Start GIVEN MATERIAL
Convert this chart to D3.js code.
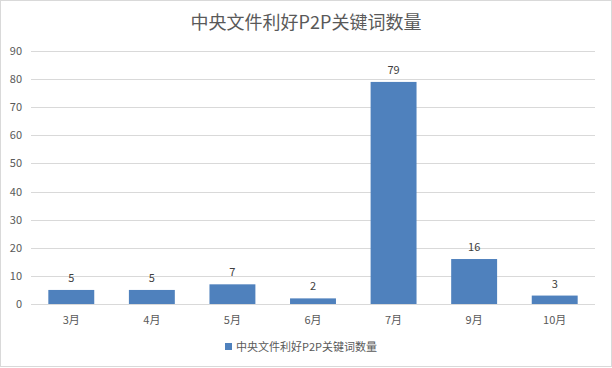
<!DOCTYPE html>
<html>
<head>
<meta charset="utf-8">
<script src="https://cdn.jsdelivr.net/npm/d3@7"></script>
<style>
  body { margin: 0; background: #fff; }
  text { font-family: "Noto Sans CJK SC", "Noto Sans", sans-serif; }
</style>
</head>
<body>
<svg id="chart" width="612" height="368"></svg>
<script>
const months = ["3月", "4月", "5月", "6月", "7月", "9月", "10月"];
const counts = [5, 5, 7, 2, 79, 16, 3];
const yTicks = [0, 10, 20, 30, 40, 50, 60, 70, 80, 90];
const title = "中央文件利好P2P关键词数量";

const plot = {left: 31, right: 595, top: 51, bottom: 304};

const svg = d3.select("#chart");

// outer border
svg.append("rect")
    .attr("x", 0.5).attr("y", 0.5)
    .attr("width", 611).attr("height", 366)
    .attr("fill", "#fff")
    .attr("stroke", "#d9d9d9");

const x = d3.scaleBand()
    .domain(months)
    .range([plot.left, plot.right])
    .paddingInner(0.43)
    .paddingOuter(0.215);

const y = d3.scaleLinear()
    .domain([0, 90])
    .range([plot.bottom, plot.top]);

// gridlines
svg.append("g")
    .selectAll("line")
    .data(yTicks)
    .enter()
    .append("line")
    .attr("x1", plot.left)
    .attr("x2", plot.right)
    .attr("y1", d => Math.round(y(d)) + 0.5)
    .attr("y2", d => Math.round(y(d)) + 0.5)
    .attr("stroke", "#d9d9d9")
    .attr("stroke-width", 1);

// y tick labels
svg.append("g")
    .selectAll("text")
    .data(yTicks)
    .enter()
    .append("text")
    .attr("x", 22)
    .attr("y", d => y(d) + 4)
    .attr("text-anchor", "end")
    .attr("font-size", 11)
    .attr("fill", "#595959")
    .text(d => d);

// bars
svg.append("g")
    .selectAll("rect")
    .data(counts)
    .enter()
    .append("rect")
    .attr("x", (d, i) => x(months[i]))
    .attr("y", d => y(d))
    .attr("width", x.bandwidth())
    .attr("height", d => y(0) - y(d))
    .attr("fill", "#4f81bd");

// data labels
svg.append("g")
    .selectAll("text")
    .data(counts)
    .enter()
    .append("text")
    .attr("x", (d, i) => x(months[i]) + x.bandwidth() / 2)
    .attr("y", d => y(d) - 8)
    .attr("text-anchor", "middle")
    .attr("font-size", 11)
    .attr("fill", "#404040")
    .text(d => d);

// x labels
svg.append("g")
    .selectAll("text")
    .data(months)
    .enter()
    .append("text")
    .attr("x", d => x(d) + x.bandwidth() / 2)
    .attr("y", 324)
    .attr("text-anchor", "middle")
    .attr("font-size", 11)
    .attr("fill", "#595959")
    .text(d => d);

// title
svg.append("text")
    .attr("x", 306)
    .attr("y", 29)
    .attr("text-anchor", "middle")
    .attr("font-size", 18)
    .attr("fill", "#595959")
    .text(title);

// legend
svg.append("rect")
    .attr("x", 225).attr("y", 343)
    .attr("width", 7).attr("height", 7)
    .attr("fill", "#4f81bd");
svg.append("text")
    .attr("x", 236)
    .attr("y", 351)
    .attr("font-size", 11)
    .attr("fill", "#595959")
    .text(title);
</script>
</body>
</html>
End GIVEN MATERIAL
_WORK REQUIRED_
Give the number of lines in the listing above that hold the string "chart", with nothing else.

_TASK SOLUTION_
3